In December 1992, the plaintiff and his partner defaulted on one note, after which Freddie Mac foreclosed on the property. Subsequently, the plaintiff declared bankruptcy, and the plaintiff and his partner defaulted on the second note. See id. at 528. Freddie Mac then filed two proofs of claim against the plaintiff in the bankruptcy proceeding. Neither the plaintiff nor the trustee objected to the proofs of claim. In March 1994, the bankruptcy court allowed Freddie Mac to proceed with foreclosure on the second property. See id. In April 1994, the plaintiff brought a tort and breach-of-contract action against Freddie Mac regarding the foreclosures. See id. at 527-28. Subsequently, the plaintiff was discharged from bankruptcy, and, in August 1994, Freddie Mac foreclosed on the second property. See id. at 528.
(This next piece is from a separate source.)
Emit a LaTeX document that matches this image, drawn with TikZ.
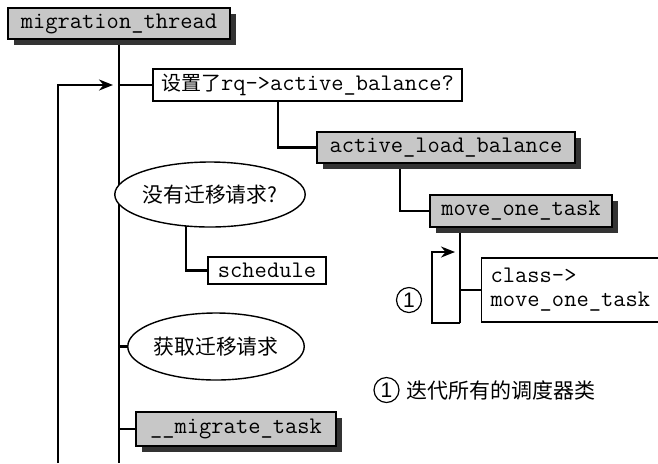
\documentclass[tikz,border=0pt]{standalone}
\usepackage{fontspec}
\setmainfont{Liberation Sans}
\newfontfamily\cjk{Noto Sans CJK SC}
\usetikzlibrary{shadows,backgrounds,arrows.meta,shapes.geometric}
\begin{document}
\begin{tikzpicture}[x=0.5pt,y=-0.5pt,
 conn/.style={line width=1.1pt},
 box/.style={draw,line width=0.7pt,fill=white,inner sep=0pt,font=\fontsize{11.9}{12}\ttfamily},
 gbox/.style={box,fill=black!22,drop shadow={shadow xshift=3pt,shadow yshift=-3pt,fill=black!80,opacity=1}},
 ell/.style={ellipse,draw,line width=0.7pt,fill=white,inner sep=0pt,font=\fontsize{10.4}{12}\cjk},
 num/.style={circle,draw,line width=0.6pt,minimum size=12.5pt,inner sep=0pt,font=\fontsize{10.5}{12}\selectfont},
 arr/.style={conn,-{Stealth[length=7pt,width=5.5pt]}}
]
\useasboundingbox (0,0) rectangle (658,463);
\node[gbox,minimum width=111pt,minimum height=15.5pt] (mt) at (119,23.5) {migration\_thread};
\node[box,minimum width=154.5pt,minimum height=16pt] (q1) at (307.5,85) {{\cjk\fontsize{10}{12}\selectfont 设置了}rq->active\_balance?};
\node[gbox,minimum width=129pt,minimum height=15.5pt] (alb) at (446,147.5) {active\_load\_balance};
\node[gbox,minimum width=91pt,minimum height=16pt] (mot) at (521,211) {move\_one\_task};
\node[box,anchor=west,minimum height=32pt,text width=91pt,align=left,inner xsep=4.5pt] (cls) at (481,290) {class->\\move\_one\_task};
\node[ell,minimum width=75pt,minimum height=32.5pt] (e1) at (210,194.5) {没有迁移请求?};
\node[box,minimum width=59pt,minimum height=13.5pt] (sch) at (267,270.5) {schedule};
\node[ell,minimum width=80pt,minimum height=33.5pt] (e2) at (216,346.5) {获取迁移请求};
\node[gbox,minimum width=100pt,minimum height=17pt] (mig) at (236,429) {\_\_migrate\_task};
\node[num] (c1) at (409,300) {1};
\node[num] (c2) at (386.5,390) {1};
\node[anchor=west,font=\fontsize{10.5}{12}\cjk,inner sep=0pt] (leg) at (406,390) {迭代所有的调度器类};
\coordinate (bot) at (119,463);
\coordinate (lbot) at (58,463);
\coordinate (ltop) at (58,85);
\coordinate (ltip) at (113,85);
\coordinate (lb) at (460,323);
\coordinate (la) at (432,252);
\coordinate (latip) at (455,252);
\begin{scope}[on background layer]
\draw[conn] (mt.south) -- (bot);
\draw[arr] (lbot) -- (ltop) -- (ltip);
\draw[conn] (mt.south |- q1.west) -- (q1.west);
\draw[conn] ([xshift=-14.75pt]q1.center) |- (alb.west);
\draw[conn] ([xshift=-23pt]alb.center) |- (mot.west);
\draw[conn] ([xshift=-30.5pt]mot.center) -- (lb);
\draw[arr] (lb) -| (la) -- (latip);
\draw[conn] (lb |- cls.west) -- (cls.west);
\draw[conn] (mt.south |- e1.west) -- (e1.west);
\draw[conn] ([xshift=-12pt]e1.center) |- (sch.west);
\draw[conn] (mt.south |- e2.west) -- (e2.west);
\draw[conn] (mt.south |- mig.west) -- (mig.west);
\end{scope}
\end{tikzpicture}
\end{document}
Thereafter, in the lawsuit that the plaintiff had filed, Freddie Mac moved for summary judgment, arguing that the action was barred by the res judicata effect of the bankruptcy proceeding. The district court granted the motion, and Freddie Mac then moved to recover attorney's fees incurred in defending against the plaintiff's claims. The district court granted that motion as well. See id.
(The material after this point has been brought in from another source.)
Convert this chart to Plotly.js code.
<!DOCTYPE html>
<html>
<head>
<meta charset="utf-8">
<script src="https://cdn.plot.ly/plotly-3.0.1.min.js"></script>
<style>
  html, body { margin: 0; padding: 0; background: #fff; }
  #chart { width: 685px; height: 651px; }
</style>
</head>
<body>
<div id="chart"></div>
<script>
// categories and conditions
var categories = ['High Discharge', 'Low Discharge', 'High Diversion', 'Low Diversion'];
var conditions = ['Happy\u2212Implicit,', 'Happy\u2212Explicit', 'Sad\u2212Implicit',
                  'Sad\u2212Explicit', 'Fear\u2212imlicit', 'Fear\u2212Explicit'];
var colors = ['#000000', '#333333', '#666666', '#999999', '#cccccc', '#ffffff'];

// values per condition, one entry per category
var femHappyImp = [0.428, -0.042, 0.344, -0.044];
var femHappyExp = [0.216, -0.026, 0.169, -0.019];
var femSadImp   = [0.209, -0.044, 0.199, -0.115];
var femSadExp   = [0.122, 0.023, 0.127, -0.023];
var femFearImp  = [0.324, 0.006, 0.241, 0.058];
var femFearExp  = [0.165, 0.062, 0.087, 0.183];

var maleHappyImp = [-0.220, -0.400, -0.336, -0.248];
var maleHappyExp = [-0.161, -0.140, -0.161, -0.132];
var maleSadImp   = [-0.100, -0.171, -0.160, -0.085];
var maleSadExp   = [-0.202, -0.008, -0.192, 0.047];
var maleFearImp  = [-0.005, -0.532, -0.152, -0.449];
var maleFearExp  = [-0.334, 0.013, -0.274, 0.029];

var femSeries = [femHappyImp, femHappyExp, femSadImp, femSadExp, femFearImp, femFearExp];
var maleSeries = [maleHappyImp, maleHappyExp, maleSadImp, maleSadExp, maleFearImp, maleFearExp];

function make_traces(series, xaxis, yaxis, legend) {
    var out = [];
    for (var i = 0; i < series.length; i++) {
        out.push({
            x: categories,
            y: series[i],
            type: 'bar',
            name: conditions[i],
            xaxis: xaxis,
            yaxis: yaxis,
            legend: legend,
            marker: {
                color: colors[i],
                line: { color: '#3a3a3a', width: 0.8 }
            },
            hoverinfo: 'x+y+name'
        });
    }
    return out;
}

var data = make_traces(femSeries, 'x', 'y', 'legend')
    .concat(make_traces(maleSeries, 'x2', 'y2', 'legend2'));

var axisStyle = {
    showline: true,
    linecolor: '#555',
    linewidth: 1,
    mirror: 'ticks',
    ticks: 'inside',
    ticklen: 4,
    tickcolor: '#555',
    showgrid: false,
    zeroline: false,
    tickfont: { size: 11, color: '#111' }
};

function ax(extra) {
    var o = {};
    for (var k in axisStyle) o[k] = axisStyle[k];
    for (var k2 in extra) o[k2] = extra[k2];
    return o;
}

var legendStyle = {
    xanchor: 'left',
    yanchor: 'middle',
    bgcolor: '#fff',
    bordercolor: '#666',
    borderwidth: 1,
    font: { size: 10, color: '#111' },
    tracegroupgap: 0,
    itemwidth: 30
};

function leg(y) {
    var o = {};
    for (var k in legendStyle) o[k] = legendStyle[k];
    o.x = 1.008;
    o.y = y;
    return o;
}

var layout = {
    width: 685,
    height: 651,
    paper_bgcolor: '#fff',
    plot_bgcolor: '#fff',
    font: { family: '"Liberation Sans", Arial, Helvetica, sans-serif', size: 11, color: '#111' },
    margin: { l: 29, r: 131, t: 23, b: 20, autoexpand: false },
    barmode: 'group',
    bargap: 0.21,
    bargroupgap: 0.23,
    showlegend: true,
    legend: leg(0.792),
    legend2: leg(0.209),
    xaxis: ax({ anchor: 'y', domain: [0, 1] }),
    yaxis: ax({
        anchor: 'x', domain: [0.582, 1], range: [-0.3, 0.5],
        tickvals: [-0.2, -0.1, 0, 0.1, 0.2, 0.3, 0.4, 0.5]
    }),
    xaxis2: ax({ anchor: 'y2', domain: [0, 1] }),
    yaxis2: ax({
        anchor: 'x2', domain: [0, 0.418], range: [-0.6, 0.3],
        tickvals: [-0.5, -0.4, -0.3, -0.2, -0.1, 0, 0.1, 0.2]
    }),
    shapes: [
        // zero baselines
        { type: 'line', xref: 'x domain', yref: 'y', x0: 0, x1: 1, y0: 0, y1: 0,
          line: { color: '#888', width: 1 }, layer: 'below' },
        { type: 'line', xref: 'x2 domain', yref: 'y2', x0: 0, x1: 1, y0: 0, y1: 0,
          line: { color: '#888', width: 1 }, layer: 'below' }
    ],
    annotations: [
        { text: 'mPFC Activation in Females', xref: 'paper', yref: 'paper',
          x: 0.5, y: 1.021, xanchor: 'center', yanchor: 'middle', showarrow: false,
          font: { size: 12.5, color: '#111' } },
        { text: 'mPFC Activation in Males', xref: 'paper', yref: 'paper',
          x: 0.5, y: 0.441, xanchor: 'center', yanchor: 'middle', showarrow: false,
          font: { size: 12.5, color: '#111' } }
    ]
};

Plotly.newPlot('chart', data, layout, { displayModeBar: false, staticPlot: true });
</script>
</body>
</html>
On appeal, the Ninth Circuit affirmed. Of particular relevance here was the attorney's fee decision. The court noted that, even though "Freddie Mac's rights under the notes and deeds of trust had been decided in the bankruptcy court and Freddie Mac's claims had been discharged there, [the plaintiff] chose to sue on the theory that Freddie Mac had breached the deeds of trust's promises, " and, "[u]nfortunately for him, the deeds of trust provide for attorney's fees." Id. at 531. The court then concluded that the fee provision was not affected by the bankruptcy proceedings, explaining as follows:

In the first place, the mere fact that [the plaintiff] obtained a bankruptcy discharge did not eliminate the provision. That is, it cannot be said that the whole contract merged into that judgment. As the Supreme Court pointed out in Johnson v. Home State Bank, 501 U.S. 78, 83 (1991), a discharge in bankruptcy "extinguishes only the personal liability of the debtor.'" Thus, the Court found that a "creditor's right to foreclose on the mortgage survives or passes through bankruptcy." Similarly, ... a discharge in bankruptcy does not end a party's obligation, but merely prevents one method of collection. Thus, [the plaintiff's] discharge in bankruptcy did not extinguish the contractual attorney's fee provision. The provision itself may have fallen dormant, but it was reviviscible.
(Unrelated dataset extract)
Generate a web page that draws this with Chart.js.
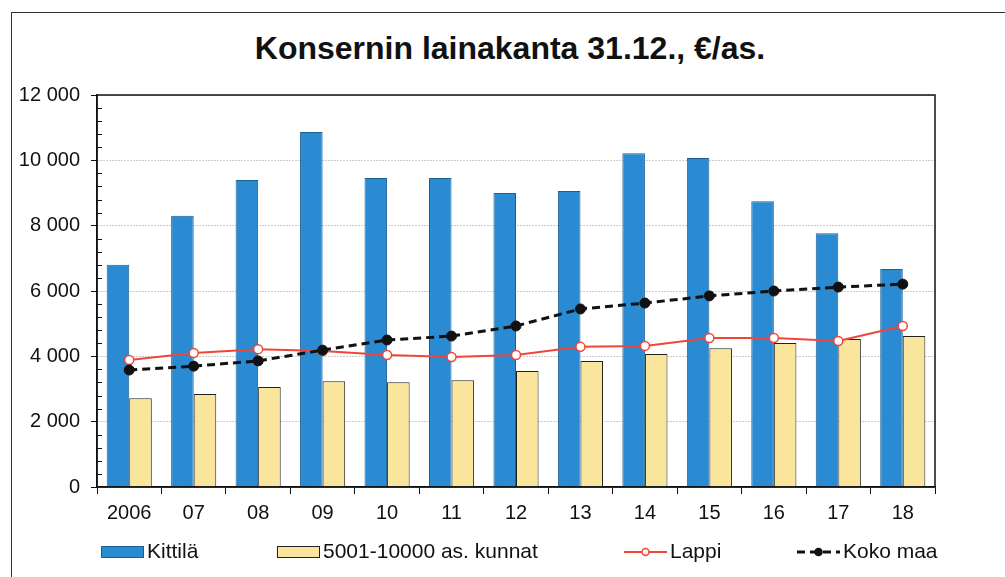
<!DOCTYPE html>
<html>
<head>
<meta charset="utf-8">
<script src="https://cdn.jsdelivr.net/npm/chart.js@4/dist/chart.umd.min.js"></script>
<style>
  html, body { margin: 0; padding: 0; background: #fff; }
  #wrap { position: relative; width: 1005px; height: 577px; overflow: hidden; }
  #frame { position: absolute; left: 11px; top: 12px; right: -5px; bottom: -5px;
           border-top: 1.5px solid #333; border-left: 1.5px solid #333; }
  #title { position: absolute; left: 0; width: 1020px; top: 30px; text-align: center;
           font: bold 32px 'Liberation Sans', Arial, sans-serif; color: #111; }
  canvas { position: absolute; left: 0; top: 0; }
</style>
</head>
<body>
<div id="wrap">
  <div id="frame"></div>
  <div id="title">Konsernin lainakanta 31.12., €/as.</div>
  <canvas id="chart" width="1005" height="577"></canvas>
</div>
<script>
// vuodet x-akselilla
const years = ['2006', '07', '08', '09', '10', '11', '12', '13', '14', '15', '16', '17', '18'];
// arvot luettu kuvasta, €/as.
const kittila = [6800, 8300, 9400, 10870, 9460, 9460, 9000, 9060, 10220, 10070, 8750, 7770, 6670];
const kunnat = [2720, 2850, 3060, 3240, 3210, 3270, 3550, 3860, 4070, 4250, 4410, 4530, 4620];
const lappi = [3890, 4100, 4220, 4160, 4040, 3980, 4040, 4290, 4320, 4560, 4560, 4470, 4930];
const kokoMaa = [3580, 3700, 3860, 4190, 4500, 4620, 4930, 5450, 5630, 5850, 6000, 6120, 6210];
const yTicks = [0, 2000, 4000, 6000, 8000, 10000, 12000];

const FONT = "'Liberation Sans', Arial, sans-serif";
const BLUE = '#2a8ad2';
const YELLOW = '#f9e59b';
const RED = '#f0463a';

// kehys piirtoalueen ympärille + pienet väliviivat y-akselille
const framePlugin = {
    id: 'framePlugin',
    afterDraw(chart) {
        const { ctx, chartArea: a, scales } = chart;
        ctx.save();
        ctx.strokeStyle = '#111';
        ctx.lineWidth = 1.5;
        ctx.strokeRect(a.left, a.top, a.right - a.left, a.bottom - a.top);
        ctx.lineWidth = 1;
        for (let v = 400; v < 12000; v += 400) {
            if (v % 2000 === 0) continue;
            const y = Math.round(scales.y.getPixelForValue(v)) + 0.5;
            ctx.beginPath();
            ctx.moveTo(a.left, y);
            ctx.lineTo(a.left + 5, y);
            ctx.stroke();
        }
        ctx.restore();
    }
};

// selite alareunaan, omat paikat jokaiselle
const legendPlugin = {
    id: 'legendPlugin',
    afterDraw(chart) {
        const ctx = chart.ctx;
        const xs = [101, 277, 624, 797];
        const y = 552;
        const w = 43;
        ctx.save();
        ctx.font = '21px ' + FONT;
        ctx.textBaseline = 'middle';
        chart.data.datasets.forEach((ds, i) => {
            const x = xs[i];
            if (ds.type === 'bar') {
                ctx.fillStyle = ds.backgroundColor;
                ctx.fillRect(x, y - 6, w, 12);
                ctx.strokeStyle = ds.borderColor;
                ctx.lineWidth = 1;
                ctx.strokeRect(x + 0.5, y - 5.5, w - 1, 11);
            } else {
                ctx.strokeStyle = ds.borderColor;
                ctx.lineWidth = ds.borderWidth;
                ctx.setLineDash(ds.borderDash || []);
                ctx.beginPath();
                ctx.moveTo(x, y);
                ctx.lineTo(x + w, y);
                ctx.stroke();
                ctx.setLineDash([]);
                ctx.beginPath();
                ctx.arc(x + w / 2, y, 3.5, 0, Math.PI * 2);
                ctx.fillStyle = ds.pointBackgroundColor;
                ctx.fill();
                ctx.lineWidth = 1.5;
                ctx.strokeStyle = ds.pointBorderColor;
                ctx.stroke();
            }
            ctx.fillStyle = '#111';
            ctx.fillText(ds.label, x + w + 3, y);
        });
        ctx.restore();
    }
};

new Chart(document.getElementById('chart'), {
    data: {
        labels: years,
        datasets: [
            {
                type: 'bar', label: 'Kittilä', data: kittila, order: 2,
                backgroundColor: BLUE, borderColor: '#1d5f94', borderWidth: 1,
                categoryPercentage: 0.7, barPercentage: 1
            },
            {
                type: 'bar', label: '5001-10000 as. kunnat', data: kunnat, order: 2,
                backgroundColor: YELLOW, borderColor: '#222', borderWidth: 1,
                categoryPercentage: 0.7, barPercentage: 1
            },
            {
                type: 'line', label: 'Lappi', data: lappi, order: 1,
                borderColor: RED, borderWidth: 2, pointRadius: 4.5,
                pointBackgroundColor: '#fff', pointBorderColor: RED, pointBorderWidth: 1.5
            },
            {
                type: 'line', label: 'Koko maa', data: kokoMaa, order: 0,
                borderColor: '#111', borderWidth: 3, borderDash: [8, 5], pointRadius: 5,
                pointBackgroundColor: '#111', pointBorderColor: '#111', pointBorderWidth: 1
            }
        ]
    },
    options: {
        responsive: false,
        animation: false,
        layout: { padding: { left: 0, right: 70, top: 95, bottom: 45 } },
        plugins: {
            legend: { display: false },
            title: { display: false },
            tooltip: { enabled: false }
        },
        scales: {
            x: {
                offset: true,
                grid: { offset: true, drawOnChartArea: false, drawTicks: true, tickLength: 7, color: '#111' },
                border: { display: true, color: '#111', width: 1.5 },
                ticks: { color: '#111', font: { family: FONT, size: 20 }, padding: 7, maxRotation: 0 },
                afterFit: s => { s.height = 45; }
            },
            y: {
                min: 0, max: 12000,
                afterBuildTicks: s => { s.ticks = yTicks.map(v => ({ value: v })); },
                grid: { color: '#999', lineWidth: 1, tickLength: 6, tickColor: '#111', tickBorderDash: [] },
                border: { display: true, color: '#111', width: 1.5, dash: [1, 2] },
                ticks: {
                    color: '#111', font: { family: FONT, size: 20 }, padding: 11,
                    callback: v => v === 0 ? '0' : String(v).replace(/\B(?=(\d{3})+(?!\d))/g, ' ')
                },
                afterFit: s => { s.width = 97; }
            }
        }
    },
    plugins: [framePlugin, legendPlugin]
});
</script>
</body>
</html>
Id. (emphasis in original).

The Ninth Circuit acknowledged that the bankruptcy discharge did get rid of all of the plaintiff's pre-petition debts but the question was "when the attorney's fee debt arose" - i.e., pre-petition or post-discharge. Id. at 532. This issue, of course, was complicated by the fact that the contracts containing the attorney fee provision were executed pre-petition but the plaintiff's acts which gave rise to the fee award occurred post-discharge. See id. According to the Ninth Circuit, if the attorney fee's claim were a contingent claim, then it would be a pre-petition claim subject to discharge. But the attorney's fee claim was not such a claim.

The Ninth Circuit explained that, although "[a]ny doubts regarding the dischargeability of a claim should be resolved in favor of finding that a contingent claim existed, '" it should not read that principle "in an unreflective way." Id. "No doubt the future is always contingent, but that does not mean that a bankrupt is discharged regarding everything he might do in the future." Id. The court then noted that, in other cases, it had focused on when the contractual agreement had been executed and not when the contingency took place, but those cases involved

situations where the possibility of a claim against the debtor was fixed and entirely out of his hands before he entered bankruptcy. In other words, he had a possible liability, and whether actual liability would attach to him was contingent upon what others might do. Were he not discharged, that very real threat would stay with him and remain a millstone around his economic neck as he attempted a fresh start. The very purpose of bankruptcy proceedings would be cut away. Indeed, a person with enormous possible indemnification liability could never effectively obtain a fresh start. That is decidedly not a proper result, but it is also not the case at hand.
This is a case where the debtor... had been freed from the untoward effects of contracts he had entered into. Freddie Mac could not pursue him further, nor could anyone else. He, however, chose to return to the fray and to use the contract as a weapon. It is perfectly just, and within the purposes of bankruptcy, to allow the same weapon to be used against him.

Id. at 533.

In the case at bar, the possibility of a claim by Amer against Mr. Wuthrich was entirely within his control, and he made the choice to have CIT continue to engage with Amer post-discharge without informing Amer about the bankruptcy proceedings. Moreover, Mr. Wuthrich had additional control here as he had the right to revoke his personal guaranty, see Docket No. 21, at 5 (personal guaranty) (providing that "[t]his contract of guaranty shall remain in force until revoked by the guarantor by giving 10 days written notice"), but he never did. See In re Weeks, 400 B.R. 117, 124 (W.D. Mich. 2009) (in concluding that yet-to-be-incurred debts were not a contingent claim but rather at most were an expectancy, taking note that "the debtor clearly had the contractual right under all of his pre-petition guaranties to at any time avoid that future exposure by revoking those guaranties.).

Taking into account all of the above, the Court concludes that Amer's claim for the outstanding invoices does not constitute a pre-petition contingent claim subject to the bankruptcy discharge.


Accordingly, the decision of the bankruptcy court is affirmed.

The Clerk of the Court is instructed to enter judgment in accordance with the above and close the file in this case.